Aggregating basic statistics
This tutorial can be run as a Jupyter notebook from the 5s-TES notebooks repository
The outputs from TES tasks can be easily used to calculate basic statistics.
This example will use summary statistics from a dataset in the OMOP common data model. There is a container which, given a SQL query that filters an OMOP table by your criteria, will calculate the necessary summary statistics for your final analysis.
This example data was collected using the Custom Image wizard in the submission layer with these settings changed from default:
| Field | value |
|---|---|
| image | ghcr.io/health-informatics-uon/five-safes-tes-analytics-dev:sha-57c3950 |
| workdir | /app |
| command | --user-query=SELECT value_as_number FROM public.measurement \nWHERE measurement_concept_id = 3000905\nAND value_as_number IS NOT NULL --analysis=variance --output-filename=/outputs/output --output-format=json |

Expand to view generated JSON
{
\"id\": \"450\",
\"state\": 0,
\"name\": \"test variance\",
\"description\": \"Federated analysis task\",
\"inputs\": null,
\"outputs\": [
{
\"name\": \"Query Results\",
\"description\": \"Results from the requested query execution\",
\"url\": \"s3://\",
\"path\": \"/outputs\",
\"type\": \"DIRECTORY\"
}
],
\"resources\": null,
\"executors\": [
{
\"image\": \"ghcr.io/health-informatics-uon/five-safes-tes-analytics-dev:sha-57c3950\",
\"command\": [
\"--user-query=SELECT value_as_number FROM public.measurement \\nWHERE measurement_concept_id = 3000905\\nAND value_as_number IS NOT NULL\",
\"--analysis=variance\",
\"--output-filename=/outputs/output\",
\"--output-format=json\"
],
\"workdir\": \"/app\",
\"stdin\": null,
\"stdout\": null,
\"stderr\": null,
\"env\": {}
}
],
\"volumes\": null,
\"tags\": {
\"Project\": \"NottinghamDemo\",
\"tres\": \"Nottingham TRE 01|Nottingham TRE 02\"
},
\"logs\": null,
\"creation_time\": null
}
The aggregate_utils module provided with this notebook allows you to calculate statistics for the overall population by aggregating intermediate result
from pathlib import Path
from aggregate_utils import VarianceIntermediate, TTestIntermediate, make_variance_intermediate_from_json, aggregate_variance_intermediates
import numpy as np
The example data are held in ./data
paths = {
"tre1": "./data/variance-tre-1.json",
"tre2": "./data/variance-tre-2.json"
}
The make_variance_intermediate_from_json function reads the data from the JSON file and provides methods for aggregation.
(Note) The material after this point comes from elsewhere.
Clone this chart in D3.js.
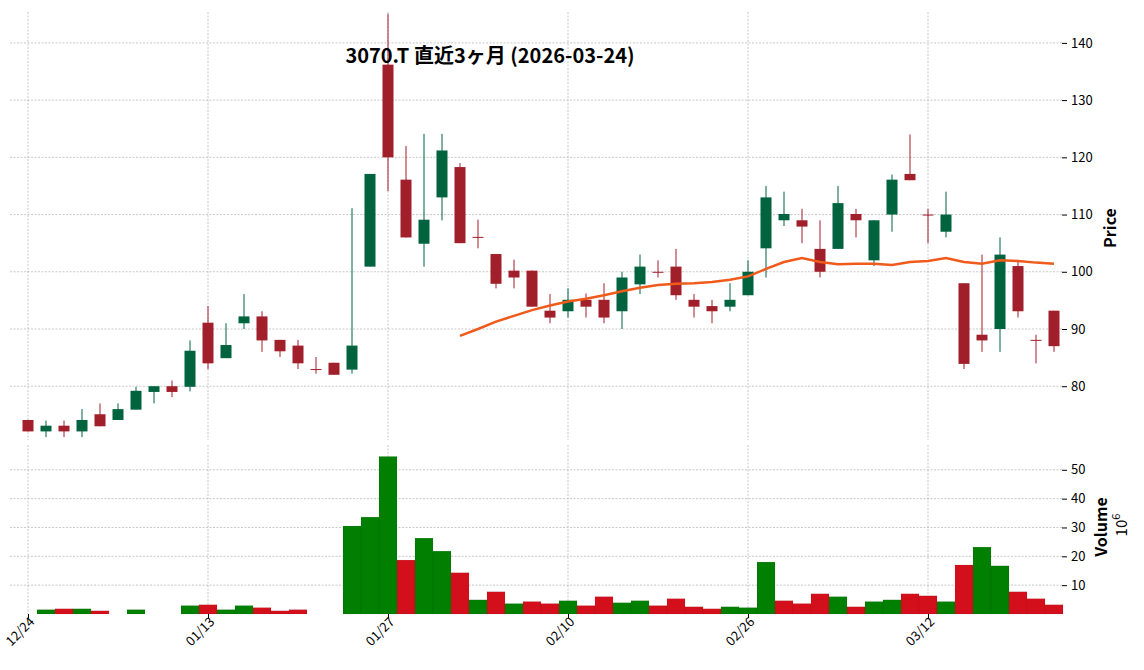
<!DOCTYPE html>
<html><head><meta charset="utf-8">
<script src="https://cdn.jsdelivr.net/npm/d3@7"></script>
<style>body{margin:0;background:#fff;font-family:"Noto Sans CJK JP","Noto Sans",sans-serif}</style>
</head><body><svg id="c" width="1144" height="670"></svg>
<script>
var dates = ["12/24","12/25","12/26","12/29","12/30","01/05","01/06","01/07","01/08","01/09",
  "01/13","01/14","01/15","01/16","01/19","01/20","01/21","01/22","01/23","01/26",
  "01/27","01/28","01/29","01/30","02/02","02/03","02/04","02/05","02/06","02/09",
  "02/10","02/12","02/13","02/16","02/17","02/18","02/19","02/20","02/24","02/25",
  "02/26","02/27","03/02","03/03","03/04","03/05","03/06","03/09","03/10","03/11",
  "03/12","03/13","03/16","03/17","03/18","03/19","03/23","03/24"];
var opens  = [74.1,72.1,73.1,72.1,75.1,74.1,75.9,79.0,80.0,79.9, 91.1,84.9,91.0,92.2,88.1,87.1,83.0,84.1,82.9,100.9,
  136.2,116.1,104.9,113.0,118.3,106.1,103.1,100.2,100.2,93.2, 93.1,95.1,95.1,93.1,97.8,100.0,100.9,95.1,94.0,93.9,
  95.9,104.1,109.0,109.0,104.0,104.0,110.1,102.0,110.0,117.1, 110.0,107.0,98.0,89.0,90.0,101.0,88.1,93.2];
var highs  = [74.1,74.0,74.0,76.0,77.0,77.0,79.9,80.0,81.0,88.0, 94.0,91.0,96.1,93.1,88.1,88.1,85.1,84.1,111.1,117.1,
  145.1,122.0,124.1,124.1,119.0,109.1,103.1,102.1,100.2,96.1, 97.1,96.2,98.0,100.0,103.0,102.0,104.0,96.1,95.1,98.0,
  102.0,115.0,114.0,111.0,109.0,115.0,111.0,109.0,117.0,124.0, 111.0,114.0,98.0,103.0,106.0,102.0,89.0,93.2];
var lows   = [72.1,71.1,71.1,71.1,73.0,74.1,75.9,77.0,78.1,79.1, 83.0,85.1,90.0,86.0,85.1,83.0,82.2,82.0,82.2,100.9,
  114.1,106.0,100.9,109.0,105.0,104.1,97.1,97.1,93.9,91.0, 92.0,92.0,91.0,90.0,96.1,99.0,95.1,92.0,91.0,93.1,
  95.9,99.0,108.0,105.0,99.0,104.0,106.0,101.0,107.0,116.0, 105.0,106.0,83.0,86.0,86.0,92.0,84.0,86.0];
var closes = [72.1,73.1,72.1,74.1,73.0,76.0,79.2,80.0,79.0,86.2, 84.0,87.2,92.2,88.0,86.1,84.0,83.0,82.0,87.1,117.1,
  120.0,106.0,109.1,121.2,105.0,106.1,97.9,99.0,93.9,92.0, 95.1,93.9,92.0,99.0,100.9,100.0,95.9,93.9,93.1,95.1,
  100.0,113.0,110.1,107.9,100.0,112.0,109.0,109.0,116.1,116.0, 110.0,110.0,83.9,88.0,103.0,93.1,88.1,87.0];
var volumes = [0,1.5,1.8,1.8,1.1,0,1.5,0,0,2.9, 3.2,1.5,2.9,2.2,1.1,1.5,0,0,30.5,33.6,
  54.6,18.7,26.3,21.8,14.3,4.9,7.7,3.6,4.3,3.6, 4.6,2.9,6.0,3.9,4.6,2.9,5.3,2.5,1.8,2.5,
  2.2,18.0,4.6,3.6,7.0,6.0,2.5,4.3,4.9,7.0, 6.3,4.3,17.0,23.2,16.7,7.7,5.3,3.2];
// 25-day moving average (starts at index 24)
var maStart = 24;
var maValues = [88.8,90.0,91.3,92.3,93.3,94.1, 94.8,95.3,95.9,96.6,97.2,97.7,97.9,98.0,98.2,98.6,
  99.2,100.5,101.7,102.4,101.7,101.3,101.4,101.4,101.2,101.7, 101.9,102.4,101.7,101.4,102.0,101.9,101.6,101.4];
var priceTicks = [80,90,100,110,120,130,140];
var volTicks = [10,20,30,40,50];
var dateTicks = [0,10,20,30,40,50];

var svg = d3.select("#c");
var left = 10, right = 1062;
var x = d3.scaleLinear().domain([0, dates.length - 1]).range([28, 1054]);
var yP = d3.scaleLinear().domain([70.6, 145.4]).range([440, 12]);
var yV = d3.scaleLinear().domain([0, 58.6]).range([614, 445]);

var grid = svg.append("g").attr("stroke","#b0b0b0").attr("stroke-width",0.7).attr("stroke-dasharray","2,1.5");
dateTicks.forEach(function(i){
  grid.append("line").attr("x1",x(i)).attr("x2",x(i)).attr("y1",12).attr("y2",440);
  grid.append("line").attr("x1",x(i)).attr("x2",x(i)).attr("y1",445).attr("y2",614);
});
priceTicks.forEach(function(t){
  grid.append("line").attr("x1",left).attr("x2",right).attr("y1",yP(t)).attr("y2",yP(t));
});
volTicks.forEach(function(t){
  grid.append("line").attr("x1",left).attr("x2",right).attr("y1",yV(t)).attr("y2",yV(t));
});

// volume
var bw = x(1) - x(0);
svg.append("g").selectAll("rect").data(volumes).join("rect")
  .attr("x",function(d,i){return x(i)-bw/2;})
  .attr("width",bw)
  .attr("y",function(d){return yV(d);})
  .attr("height",function(d){return yV(0)-yV(d);})
  .attr("fill",function(d,i){return (i>0 && closes[i]>=closes[i-1]) ? "#007f00" : "#d40f1c";})
  .attr("stroke",function(d,i){return d>0 ? "rgba(0,0,0,0.15)" : "none";})
  .attr("stroke-width",0.4);

// candles
var cg = svg.append("g");
dates.forEach(function(d,i){
  var up = closes[i] > opens[i];
  var col = up ? "#006340" : "#a11f2a";
  cg.append("line").attr("x1",x(i)).attr("x2",x(i))
    .attr("y1",yP(highs[i])).attr("y2",yP(lows[i])).attr("stroke",col).attr("stroke-width",1);
  var top = yP(Math.max(opens[i],closes[i])), bot = yP(Math.min(opens[i],closes[i]));
  cg.append("rect").attr("x",x(i)-5.5).attr("width",11)
    .attr("y",top).attr("height",Math.max(bot-top,1)).attr("fill",col);
});

// moving average
var maLine = d3.line().x(function(d,i){return x(i+maStart);}).y(function(d){return yP(d);});
svg.append("path").attr("d",maLine(maValues)).attr("fill","none")
  .attr("stroke","#f05a1a").attr("stroke-width",2.5);

// axes
var axP = d3.axisRight(yP).tickValues(priceTicks).tickSize(5).tickPadding(4);
var gP = svg.append("g").attr("transform","translate("+right+",0)").call(axP);
var axV = d3.axisRight(yV).tickValues(volTicks).tickSize(5).tickPadding(4);
var gV = svg.append("g").attr("transform","translate("+right+",0)").call(axV);
[gP,gV].forEach(function(g){
  g.select(".domain").remove();
  g.selectAll("text").attr("font-size",13).attr("font-family","Noto Sans CJK JP").attr("fill","#000");
});
var axX = d3.axisBottom(x).tickValues(dateTicks).tickFormat(function(i){return dates[i];}).tickSize(4);
var gX = svg.append("g").attr("transform","translate(0,614)").call(axX);
gX.select(".domain").remove();
gX.selectAll("text").attr("font-size",13).attr("font-family","Noto Sans CJK JP")
  .attr("text-anchor","end").attr("dx","-0.1em").attr("dy","0.3em")
  .attr("transform","rotate(-45)");

svg.append("text").attr("x",490).attr("y",63).attr("text-anchor","middle")
  .attr("font-size",20).attr("font-weight","bold").text("3070.T  直近3ヶ月  (2026-03-24)");
svg.append("text").attr("transform","translate(1116,228) rotate(-90)").attr("text-anchor","middle")
  .attr("font-size",16).attr("font-weight","bold").text("Price");
svg.append("text").attr("transform","translate(1107,527) rotate(-90)").attr("text-anchor","middle")
  .attr("font-size",16).attr("font-weight","bold").text("Volume");
svg.append("text").attr("transform","translate(1127,525) rotate(-90)").attr("text-anchor","middle")
  .attr("font-size",15).html("10<tspan dy='-7' font-size='11'>6</tspan>");
</script></body></html>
The returned values hold the count (n), the sum (total), and the sum of squares (sum_x2) for the value read from the original table.
These three pieces of information are sufficient to calculate several other summary statistics.
variance_intermediates = {
k:make_variance_intermediate_from_json(Path(v))
for k,v in paths.items()
}
variance_intermediates
'tre1': VarianceIntermediate(n=2140, total=10819.0, sum_x2=76707.0),
'tre2': VarianceIntermediate(n=4571, total=228747.0, sum_x2=15257585.0)
For example, the aggregate_variance_intermediates function will aggregate these as if they came from a single sample.
aggregated_intermediate = aggregate_variance_intermediates(variance_intermediates.values())
aggregated_intermediate
VarianceIntermediate(n=6711, total=239566.0, sum_x2=15334292.0)
The mean and variance properties are for the whole sample.
aggregated_intermediate.mean
35.69751154820444
aggregated_intermediate.variance
1010.6365591480935
The values are from a very skewed distribution. To demonstrate how the same information can be used to conduct other common statistical analyses, random samples from a normal distribution can be generated with this code:
mu, sigma = 50, 10
rng = np.random.default_rng()
s = rng.normal(mu, sigma, 10)
A TTestIntermediate uses the same three pieces of information as a VarianceIntermediate.
gaussian_t_test_intermediate = TTestIntermediate(
n=len(s),
total=np.sum(s),
sum_x2=np.sum(s**2)
)
gaussian_t_test_intermediate
TTestIntermediate(n=10, total=np.float64(476.9742997017046), sum_x2=np.float64(23459.825051161773))
You can also use this information to perform a one-sample t-test.
gaussian_t_test_intermediate.one_sample_t_test(52)
0.07033644170438572
There are many other analyses that can be performed with a few building blocks like this.